++++ Source excerpt
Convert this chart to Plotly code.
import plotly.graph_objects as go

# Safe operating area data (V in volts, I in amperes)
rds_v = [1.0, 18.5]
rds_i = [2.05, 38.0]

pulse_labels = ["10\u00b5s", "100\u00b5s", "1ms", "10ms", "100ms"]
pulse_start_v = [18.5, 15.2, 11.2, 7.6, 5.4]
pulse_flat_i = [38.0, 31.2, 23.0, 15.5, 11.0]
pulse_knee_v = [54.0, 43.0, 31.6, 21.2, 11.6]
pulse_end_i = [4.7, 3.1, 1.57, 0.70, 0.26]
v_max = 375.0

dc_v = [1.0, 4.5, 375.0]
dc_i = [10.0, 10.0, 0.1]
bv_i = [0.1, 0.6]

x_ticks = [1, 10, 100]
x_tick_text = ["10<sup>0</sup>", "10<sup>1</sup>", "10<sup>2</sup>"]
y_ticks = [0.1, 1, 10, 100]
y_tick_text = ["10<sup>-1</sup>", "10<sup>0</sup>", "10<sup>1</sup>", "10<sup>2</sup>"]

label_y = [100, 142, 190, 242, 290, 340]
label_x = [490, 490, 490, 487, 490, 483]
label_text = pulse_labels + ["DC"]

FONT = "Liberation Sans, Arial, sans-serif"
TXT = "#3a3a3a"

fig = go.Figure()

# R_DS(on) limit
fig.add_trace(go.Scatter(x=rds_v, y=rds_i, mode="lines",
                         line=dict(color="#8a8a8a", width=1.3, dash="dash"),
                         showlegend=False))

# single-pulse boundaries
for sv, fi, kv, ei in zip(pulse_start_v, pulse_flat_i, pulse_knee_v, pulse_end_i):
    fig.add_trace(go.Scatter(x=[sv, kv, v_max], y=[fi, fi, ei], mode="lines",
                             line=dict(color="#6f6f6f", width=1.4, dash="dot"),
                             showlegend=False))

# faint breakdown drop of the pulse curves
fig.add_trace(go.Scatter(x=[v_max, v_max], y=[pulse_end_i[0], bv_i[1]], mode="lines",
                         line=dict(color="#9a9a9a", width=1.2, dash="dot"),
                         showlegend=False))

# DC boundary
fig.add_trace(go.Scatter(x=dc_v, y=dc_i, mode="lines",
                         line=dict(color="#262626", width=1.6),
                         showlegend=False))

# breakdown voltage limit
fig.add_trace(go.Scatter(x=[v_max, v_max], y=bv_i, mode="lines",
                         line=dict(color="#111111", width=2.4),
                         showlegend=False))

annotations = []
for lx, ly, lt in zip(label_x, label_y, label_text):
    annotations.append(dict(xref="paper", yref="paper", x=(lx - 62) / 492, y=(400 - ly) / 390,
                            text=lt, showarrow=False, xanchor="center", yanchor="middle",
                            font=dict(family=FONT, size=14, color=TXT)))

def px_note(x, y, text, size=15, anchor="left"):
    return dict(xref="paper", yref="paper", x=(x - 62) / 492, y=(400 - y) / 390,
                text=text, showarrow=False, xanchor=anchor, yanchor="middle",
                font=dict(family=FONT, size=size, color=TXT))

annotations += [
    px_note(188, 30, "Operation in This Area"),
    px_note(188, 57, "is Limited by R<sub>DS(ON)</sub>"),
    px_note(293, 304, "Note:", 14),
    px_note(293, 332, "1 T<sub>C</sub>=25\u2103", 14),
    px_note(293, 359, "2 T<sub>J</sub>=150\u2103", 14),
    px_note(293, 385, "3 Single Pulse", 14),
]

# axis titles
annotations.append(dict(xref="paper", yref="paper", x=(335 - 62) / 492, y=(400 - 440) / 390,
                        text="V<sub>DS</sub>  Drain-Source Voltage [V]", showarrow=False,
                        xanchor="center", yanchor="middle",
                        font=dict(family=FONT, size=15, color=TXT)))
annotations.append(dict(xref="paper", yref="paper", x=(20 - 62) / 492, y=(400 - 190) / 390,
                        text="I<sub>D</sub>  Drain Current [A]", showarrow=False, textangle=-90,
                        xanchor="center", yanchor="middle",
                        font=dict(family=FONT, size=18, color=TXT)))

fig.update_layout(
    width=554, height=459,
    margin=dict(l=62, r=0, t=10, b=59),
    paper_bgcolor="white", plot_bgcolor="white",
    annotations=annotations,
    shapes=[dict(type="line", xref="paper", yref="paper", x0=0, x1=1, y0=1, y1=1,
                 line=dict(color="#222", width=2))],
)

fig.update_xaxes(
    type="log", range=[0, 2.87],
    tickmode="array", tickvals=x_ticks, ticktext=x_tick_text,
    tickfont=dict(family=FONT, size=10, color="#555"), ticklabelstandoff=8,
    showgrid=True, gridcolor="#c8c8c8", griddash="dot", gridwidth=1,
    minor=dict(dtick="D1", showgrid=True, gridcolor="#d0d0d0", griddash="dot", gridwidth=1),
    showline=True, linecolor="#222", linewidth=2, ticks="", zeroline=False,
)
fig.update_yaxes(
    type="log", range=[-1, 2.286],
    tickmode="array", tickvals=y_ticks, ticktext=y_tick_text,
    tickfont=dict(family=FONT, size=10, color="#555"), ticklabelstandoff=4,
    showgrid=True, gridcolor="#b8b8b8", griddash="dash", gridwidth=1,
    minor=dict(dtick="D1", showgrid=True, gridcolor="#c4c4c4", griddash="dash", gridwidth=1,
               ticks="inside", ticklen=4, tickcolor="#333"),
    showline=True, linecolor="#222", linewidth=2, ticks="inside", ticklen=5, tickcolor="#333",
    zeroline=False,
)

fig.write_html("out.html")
++++++++
### What is required
Retype only the lines running from the top of the listing to the line that holds "bv_i = [0.1, 0.6]", both ends included.

### Reply to the exercise
Convert this chart to Plotly code.
import plotly.graph_objects as go

# Safe operating area data (V in volts, I in amperes)
rds_v = [1.0, 18.5]
rds_i = [2.05, 38.0]

pulse_labels = ["10\u00b5s", "100\u00b5s", "1ms", "10ms", "100ms"]
pulse_start_v = [18.5, 15.2, 11.2, 7.6, 5.4]
pulse_flat_i = [38.0, 31.2, 23.0, 15.5, 11.0]
pulse_knee_v = [54.0, 43.0, 31.6, 21.2, 11.6]
pulse_end_i = [4.7, 3.1, 1.57, 0.70, 0.26]
v_max = 375.0

dc_v = [1.0, 4.5, 375.0]
dc_i = [10.0, 10.0, 0.1]
bv_i = [0.1, 0.6]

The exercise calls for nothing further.